— start ENTRIES SHOWN —
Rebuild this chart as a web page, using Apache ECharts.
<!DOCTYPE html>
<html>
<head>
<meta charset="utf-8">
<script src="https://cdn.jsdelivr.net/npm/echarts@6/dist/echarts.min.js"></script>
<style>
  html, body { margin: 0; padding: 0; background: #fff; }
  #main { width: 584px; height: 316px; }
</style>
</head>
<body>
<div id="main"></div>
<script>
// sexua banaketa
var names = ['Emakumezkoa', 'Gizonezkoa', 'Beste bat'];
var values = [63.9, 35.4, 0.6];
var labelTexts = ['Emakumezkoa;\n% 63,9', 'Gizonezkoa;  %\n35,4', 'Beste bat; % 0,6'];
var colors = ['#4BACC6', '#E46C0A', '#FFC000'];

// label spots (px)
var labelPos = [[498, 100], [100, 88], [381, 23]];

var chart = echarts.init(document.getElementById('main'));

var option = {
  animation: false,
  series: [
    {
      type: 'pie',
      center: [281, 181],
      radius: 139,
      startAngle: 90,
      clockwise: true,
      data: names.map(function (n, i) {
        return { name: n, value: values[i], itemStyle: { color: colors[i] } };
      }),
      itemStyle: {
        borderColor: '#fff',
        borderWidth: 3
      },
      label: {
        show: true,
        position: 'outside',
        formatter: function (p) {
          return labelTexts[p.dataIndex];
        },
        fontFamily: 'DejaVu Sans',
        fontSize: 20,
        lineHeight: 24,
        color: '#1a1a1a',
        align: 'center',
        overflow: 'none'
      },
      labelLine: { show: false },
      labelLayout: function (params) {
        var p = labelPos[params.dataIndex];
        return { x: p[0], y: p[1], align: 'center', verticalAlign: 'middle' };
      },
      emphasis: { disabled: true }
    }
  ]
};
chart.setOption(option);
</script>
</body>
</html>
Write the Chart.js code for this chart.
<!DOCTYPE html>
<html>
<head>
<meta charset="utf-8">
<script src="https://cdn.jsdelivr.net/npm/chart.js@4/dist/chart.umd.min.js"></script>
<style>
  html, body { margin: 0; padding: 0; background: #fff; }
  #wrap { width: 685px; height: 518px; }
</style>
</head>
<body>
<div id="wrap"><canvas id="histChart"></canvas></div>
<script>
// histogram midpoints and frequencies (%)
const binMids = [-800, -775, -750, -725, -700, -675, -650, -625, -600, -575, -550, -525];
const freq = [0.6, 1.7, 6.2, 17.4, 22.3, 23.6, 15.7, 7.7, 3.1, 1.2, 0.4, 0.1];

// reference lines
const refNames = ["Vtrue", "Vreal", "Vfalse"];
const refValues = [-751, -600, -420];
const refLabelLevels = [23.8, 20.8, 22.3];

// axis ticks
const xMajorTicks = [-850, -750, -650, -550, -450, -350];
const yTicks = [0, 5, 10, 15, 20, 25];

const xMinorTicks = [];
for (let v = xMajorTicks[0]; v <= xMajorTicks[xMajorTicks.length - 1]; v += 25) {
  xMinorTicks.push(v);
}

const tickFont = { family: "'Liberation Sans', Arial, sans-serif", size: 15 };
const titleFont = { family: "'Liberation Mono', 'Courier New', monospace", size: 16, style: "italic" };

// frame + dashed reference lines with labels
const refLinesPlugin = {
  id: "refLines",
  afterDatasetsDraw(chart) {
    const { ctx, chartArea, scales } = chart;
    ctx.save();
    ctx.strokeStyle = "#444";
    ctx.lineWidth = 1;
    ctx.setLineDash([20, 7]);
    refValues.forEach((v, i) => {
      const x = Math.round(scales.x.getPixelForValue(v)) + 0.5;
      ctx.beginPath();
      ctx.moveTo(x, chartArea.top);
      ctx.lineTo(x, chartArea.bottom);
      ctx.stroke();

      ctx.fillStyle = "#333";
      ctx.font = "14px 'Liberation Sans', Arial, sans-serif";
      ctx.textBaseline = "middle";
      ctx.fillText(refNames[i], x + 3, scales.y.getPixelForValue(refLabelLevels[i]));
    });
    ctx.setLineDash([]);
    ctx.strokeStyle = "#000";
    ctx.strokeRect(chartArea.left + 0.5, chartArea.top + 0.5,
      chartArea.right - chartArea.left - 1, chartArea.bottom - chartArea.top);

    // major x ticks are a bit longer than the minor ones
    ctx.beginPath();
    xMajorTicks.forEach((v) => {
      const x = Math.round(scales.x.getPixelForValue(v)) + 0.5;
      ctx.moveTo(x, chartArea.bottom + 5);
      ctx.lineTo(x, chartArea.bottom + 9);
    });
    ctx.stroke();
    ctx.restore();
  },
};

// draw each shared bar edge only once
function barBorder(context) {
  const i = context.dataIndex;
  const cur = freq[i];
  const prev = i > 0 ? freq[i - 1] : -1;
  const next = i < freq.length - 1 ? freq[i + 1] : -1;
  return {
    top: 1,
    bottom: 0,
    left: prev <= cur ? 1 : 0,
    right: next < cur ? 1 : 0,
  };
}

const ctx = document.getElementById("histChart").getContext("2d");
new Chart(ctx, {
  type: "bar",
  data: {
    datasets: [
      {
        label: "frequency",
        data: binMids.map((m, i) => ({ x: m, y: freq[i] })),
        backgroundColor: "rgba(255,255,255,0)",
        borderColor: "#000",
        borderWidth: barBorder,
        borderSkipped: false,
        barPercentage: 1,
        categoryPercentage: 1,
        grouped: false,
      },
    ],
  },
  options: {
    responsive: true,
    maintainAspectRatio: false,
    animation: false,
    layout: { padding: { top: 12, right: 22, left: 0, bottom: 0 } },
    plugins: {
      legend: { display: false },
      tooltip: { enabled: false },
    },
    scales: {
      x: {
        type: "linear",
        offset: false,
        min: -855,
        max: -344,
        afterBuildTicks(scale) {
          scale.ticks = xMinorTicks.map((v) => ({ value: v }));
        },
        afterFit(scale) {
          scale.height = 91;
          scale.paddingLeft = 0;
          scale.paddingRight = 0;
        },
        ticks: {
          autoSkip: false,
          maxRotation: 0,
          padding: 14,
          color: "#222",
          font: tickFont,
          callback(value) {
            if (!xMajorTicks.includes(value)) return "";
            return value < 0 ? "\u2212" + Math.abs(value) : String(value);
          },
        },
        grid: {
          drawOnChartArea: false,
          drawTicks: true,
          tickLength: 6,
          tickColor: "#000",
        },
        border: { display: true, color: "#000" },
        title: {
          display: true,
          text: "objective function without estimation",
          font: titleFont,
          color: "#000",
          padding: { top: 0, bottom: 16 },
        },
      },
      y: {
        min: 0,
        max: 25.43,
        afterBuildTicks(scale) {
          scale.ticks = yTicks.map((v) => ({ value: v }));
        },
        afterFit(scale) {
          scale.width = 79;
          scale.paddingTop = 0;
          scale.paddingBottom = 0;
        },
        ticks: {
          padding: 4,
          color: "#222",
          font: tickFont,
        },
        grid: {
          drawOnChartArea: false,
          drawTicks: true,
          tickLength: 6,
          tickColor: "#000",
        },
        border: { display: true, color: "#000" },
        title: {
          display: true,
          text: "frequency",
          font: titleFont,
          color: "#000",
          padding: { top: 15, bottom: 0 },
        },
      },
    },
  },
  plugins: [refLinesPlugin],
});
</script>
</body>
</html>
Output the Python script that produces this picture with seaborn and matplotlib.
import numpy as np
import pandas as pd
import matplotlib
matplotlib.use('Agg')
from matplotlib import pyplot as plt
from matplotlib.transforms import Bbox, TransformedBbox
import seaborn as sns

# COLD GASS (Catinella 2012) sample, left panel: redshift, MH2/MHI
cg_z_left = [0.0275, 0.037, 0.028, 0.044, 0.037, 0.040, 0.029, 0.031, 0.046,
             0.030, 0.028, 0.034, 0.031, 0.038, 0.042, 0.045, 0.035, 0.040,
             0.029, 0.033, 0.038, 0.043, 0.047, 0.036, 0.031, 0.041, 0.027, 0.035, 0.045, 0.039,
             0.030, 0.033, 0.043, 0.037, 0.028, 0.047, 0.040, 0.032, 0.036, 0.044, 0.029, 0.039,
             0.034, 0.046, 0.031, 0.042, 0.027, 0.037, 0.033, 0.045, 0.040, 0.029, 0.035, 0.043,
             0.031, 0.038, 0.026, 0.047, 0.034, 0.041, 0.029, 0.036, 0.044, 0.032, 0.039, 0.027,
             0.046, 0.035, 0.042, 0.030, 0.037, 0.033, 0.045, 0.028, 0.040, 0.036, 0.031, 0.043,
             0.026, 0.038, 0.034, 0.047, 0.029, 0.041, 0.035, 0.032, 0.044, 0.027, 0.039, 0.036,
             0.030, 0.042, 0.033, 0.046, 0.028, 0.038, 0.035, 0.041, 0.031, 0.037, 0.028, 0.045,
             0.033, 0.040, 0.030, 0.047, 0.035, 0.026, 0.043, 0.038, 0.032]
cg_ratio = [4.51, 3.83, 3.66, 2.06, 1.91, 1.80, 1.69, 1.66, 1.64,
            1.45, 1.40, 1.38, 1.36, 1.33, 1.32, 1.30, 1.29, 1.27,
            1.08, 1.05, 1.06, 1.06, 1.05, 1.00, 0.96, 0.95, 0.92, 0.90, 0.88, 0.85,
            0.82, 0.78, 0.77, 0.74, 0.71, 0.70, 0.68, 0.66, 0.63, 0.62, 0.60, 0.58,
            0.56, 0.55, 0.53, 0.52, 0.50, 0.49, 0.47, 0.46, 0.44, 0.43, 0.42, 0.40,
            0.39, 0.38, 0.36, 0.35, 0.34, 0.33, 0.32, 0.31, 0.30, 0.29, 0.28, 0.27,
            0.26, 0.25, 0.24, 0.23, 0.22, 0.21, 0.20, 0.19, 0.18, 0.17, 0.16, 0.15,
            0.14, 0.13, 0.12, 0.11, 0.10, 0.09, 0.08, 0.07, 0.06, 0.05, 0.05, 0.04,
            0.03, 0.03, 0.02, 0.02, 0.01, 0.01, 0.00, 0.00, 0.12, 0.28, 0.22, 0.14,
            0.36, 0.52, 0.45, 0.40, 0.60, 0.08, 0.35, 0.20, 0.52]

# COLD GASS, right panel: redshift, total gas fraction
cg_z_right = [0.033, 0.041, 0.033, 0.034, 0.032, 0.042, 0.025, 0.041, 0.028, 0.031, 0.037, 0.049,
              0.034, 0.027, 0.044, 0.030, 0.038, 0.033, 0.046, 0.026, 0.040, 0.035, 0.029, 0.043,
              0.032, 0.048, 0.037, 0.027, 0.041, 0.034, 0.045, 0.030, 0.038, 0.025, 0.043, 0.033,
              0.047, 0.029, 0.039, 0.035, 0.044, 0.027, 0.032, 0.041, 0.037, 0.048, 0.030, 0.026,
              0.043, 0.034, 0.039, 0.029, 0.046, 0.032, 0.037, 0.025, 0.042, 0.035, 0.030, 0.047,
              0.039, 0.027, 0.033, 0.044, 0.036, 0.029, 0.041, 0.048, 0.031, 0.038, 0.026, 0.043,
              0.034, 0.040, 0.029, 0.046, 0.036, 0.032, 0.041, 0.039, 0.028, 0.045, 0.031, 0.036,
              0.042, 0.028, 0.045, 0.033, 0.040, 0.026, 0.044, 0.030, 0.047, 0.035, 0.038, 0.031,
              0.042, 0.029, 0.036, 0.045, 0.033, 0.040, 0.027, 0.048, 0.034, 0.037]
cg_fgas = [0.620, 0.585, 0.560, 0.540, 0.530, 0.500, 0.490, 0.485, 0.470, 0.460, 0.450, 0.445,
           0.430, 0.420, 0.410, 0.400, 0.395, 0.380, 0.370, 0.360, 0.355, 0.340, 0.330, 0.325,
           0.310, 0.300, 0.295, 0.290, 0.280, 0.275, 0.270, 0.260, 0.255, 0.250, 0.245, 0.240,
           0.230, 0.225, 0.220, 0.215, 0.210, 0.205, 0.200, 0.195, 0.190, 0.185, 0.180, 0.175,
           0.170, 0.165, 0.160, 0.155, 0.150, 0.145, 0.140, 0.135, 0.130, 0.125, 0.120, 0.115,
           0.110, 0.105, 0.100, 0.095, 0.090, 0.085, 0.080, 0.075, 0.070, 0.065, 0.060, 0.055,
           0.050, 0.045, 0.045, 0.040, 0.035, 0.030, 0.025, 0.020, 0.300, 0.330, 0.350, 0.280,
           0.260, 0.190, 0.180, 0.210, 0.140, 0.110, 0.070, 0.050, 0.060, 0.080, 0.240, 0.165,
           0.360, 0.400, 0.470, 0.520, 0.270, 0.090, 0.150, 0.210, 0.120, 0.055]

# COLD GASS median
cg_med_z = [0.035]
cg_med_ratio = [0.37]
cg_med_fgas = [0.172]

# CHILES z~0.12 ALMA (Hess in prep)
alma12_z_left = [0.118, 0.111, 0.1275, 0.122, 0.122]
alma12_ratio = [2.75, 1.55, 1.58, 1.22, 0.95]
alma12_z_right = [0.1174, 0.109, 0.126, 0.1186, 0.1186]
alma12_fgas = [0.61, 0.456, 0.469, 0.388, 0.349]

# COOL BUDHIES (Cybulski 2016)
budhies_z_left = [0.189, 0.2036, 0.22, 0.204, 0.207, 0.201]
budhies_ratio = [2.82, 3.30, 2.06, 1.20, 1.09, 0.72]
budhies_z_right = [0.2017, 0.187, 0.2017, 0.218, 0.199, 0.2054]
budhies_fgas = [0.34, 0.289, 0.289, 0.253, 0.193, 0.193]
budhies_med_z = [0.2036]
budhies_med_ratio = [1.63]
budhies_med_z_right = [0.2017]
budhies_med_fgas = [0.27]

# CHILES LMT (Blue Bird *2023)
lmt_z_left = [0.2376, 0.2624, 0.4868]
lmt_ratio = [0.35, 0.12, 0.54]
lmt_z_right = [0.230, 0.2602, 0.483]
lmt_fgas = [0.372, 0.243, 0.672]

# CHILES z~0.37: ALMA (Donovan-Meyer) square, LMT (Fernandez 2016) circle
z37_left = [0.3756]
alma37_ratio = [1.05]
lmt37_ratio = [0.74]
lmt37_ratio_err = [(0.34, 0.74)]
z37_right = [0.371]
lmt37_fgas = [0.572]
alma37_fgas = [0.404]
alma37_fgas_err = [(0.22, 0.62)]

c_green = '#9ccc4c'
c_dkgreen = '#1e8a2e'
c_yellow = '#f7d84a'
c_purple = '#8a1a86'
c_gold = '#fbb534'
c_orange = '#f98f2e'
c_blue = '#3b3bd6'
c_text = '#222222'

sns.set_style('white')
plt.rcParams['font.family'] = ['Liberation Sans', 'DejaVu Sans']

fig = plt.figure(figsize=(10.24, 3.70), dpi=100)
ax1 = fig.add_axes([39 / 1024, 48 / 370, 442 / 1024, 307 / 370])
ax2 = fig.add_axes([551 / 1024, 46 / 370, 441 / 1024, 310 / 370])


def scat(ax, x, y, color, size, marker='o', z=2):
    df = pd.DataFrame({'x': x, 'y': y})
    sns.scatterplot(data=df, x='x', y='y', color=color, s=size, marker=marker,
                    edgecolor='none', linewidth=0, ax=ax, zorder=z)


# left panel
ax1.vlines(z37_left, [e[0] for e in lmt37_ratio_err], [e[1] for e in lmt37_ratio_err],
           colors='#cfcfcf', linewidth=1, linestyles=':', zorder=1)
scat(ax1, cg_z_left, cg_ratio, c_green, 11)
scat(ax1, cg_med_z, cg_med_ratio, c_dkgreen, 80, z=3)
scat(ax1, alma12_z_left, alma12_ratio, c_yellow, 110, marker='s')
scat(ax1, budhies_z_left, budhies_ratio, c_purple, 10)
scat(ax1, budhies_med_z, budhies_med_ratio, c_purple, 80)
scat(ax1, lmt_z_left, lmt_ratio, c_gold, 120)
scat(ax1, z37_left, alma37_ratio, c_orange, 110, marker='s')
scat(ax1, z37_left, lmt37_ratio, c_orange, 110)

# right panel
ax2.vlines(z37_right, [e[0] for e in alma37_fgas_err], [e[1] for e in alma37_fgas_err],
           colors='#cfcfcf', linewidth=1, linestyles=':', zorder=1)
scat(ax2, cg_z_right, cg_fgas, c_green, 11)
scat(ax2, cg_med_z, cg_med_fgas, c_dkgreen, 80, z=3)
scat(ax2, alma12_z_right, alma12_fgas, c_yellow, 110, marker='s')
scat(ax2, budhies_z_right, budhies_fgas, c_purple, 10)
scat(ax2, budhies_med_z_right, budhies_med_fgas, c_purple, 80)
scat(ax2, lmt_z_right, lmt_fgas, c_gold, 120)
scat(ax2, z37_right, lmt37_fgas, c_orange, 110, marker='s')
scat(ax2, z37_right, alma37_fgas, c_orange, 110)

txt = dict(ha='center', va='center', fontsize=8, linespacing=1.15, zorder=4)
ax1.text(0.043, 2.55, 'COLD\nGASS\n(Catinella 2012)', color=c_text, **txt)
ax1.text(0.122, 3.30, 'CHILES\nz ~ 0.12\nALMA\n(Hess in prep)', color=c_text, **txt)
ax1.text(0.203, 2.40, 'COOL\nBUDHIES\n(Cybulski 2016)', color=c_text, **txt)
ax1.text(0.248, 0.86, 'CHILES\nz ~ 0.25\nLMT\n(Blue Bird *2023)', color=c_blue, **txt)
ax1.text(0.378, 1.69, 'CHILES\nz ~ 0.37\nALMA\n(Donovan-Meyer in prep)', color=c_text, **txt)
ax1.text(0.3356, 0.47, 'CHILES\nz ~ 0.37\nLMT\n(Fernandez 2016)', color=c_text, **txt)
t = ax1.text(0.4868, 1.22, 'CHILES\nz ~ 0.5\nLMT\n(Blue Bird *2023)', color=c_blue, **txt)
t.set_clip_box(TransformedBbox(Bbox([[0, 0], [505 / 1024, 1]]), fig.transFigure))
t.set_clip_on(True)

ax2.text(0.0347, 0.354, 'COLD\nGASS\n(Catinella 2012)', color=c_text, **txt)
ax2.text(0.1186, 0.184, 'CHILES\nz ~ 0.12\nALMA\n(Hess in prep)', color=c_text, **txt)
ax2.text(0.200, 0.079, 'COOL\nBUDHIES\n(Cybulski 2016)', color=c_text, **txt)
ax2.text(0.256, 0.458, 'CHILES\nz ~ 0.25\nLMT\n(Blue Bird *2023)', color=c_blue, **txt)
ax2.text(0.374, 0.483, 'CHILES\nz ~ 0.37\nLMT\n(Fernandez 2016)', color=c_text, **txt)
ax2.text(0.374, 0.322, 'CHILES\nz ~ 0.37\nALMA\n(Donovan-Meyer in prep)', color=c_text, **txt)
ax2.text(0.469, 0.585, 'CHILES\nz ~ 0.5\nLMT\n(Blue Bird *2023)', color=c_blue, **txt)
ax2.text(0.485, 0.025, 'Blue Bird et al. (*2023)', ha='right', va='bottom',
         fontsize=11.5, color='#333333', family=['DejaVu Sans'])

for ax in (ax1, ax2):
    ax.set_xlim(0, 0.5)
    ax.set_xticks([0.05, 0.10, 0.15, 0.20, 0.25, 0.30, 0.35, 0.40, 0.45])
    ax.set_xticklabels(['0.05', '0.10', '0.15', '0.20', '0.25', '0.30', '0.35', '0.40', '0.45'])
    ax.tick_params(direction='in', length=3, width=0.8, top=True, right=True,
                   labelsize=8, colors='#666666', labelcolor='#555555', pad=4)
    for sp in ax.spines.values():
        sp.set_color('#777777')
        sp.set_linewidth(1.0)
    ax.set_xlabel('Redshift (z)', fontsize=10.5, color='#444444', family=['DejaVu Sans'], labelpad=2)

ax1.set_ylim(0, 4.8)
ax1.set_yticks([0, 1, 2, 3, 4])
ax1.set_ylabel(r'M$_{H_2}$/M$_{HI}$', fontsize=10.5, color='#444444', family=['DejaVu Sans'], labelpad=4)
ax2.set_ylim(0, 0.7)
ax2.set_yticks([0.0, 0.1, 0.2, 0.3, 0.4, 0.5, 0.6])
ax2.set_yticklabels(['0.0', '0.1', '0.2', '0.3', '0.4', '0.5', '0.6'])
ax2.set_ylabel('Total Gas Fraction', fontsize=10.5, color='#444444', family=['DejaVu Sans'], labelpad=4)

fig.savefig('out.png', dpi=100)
— end ENTRIES SHOWN —
Give again the lines from the one with "Output the Python" to the one with "import seaborn as sns", both lines included, exactly and with no other line.

Output the Python script that produces this picture with seaborn and matplotlib.
import numpy as np
import pandas as pd
import matplotlib
matplotlib.use('Agg')
from matplotlib import pyplot as plt
from matplotlib.transforms import Bbox, TransformedBbox
import seaborn as sns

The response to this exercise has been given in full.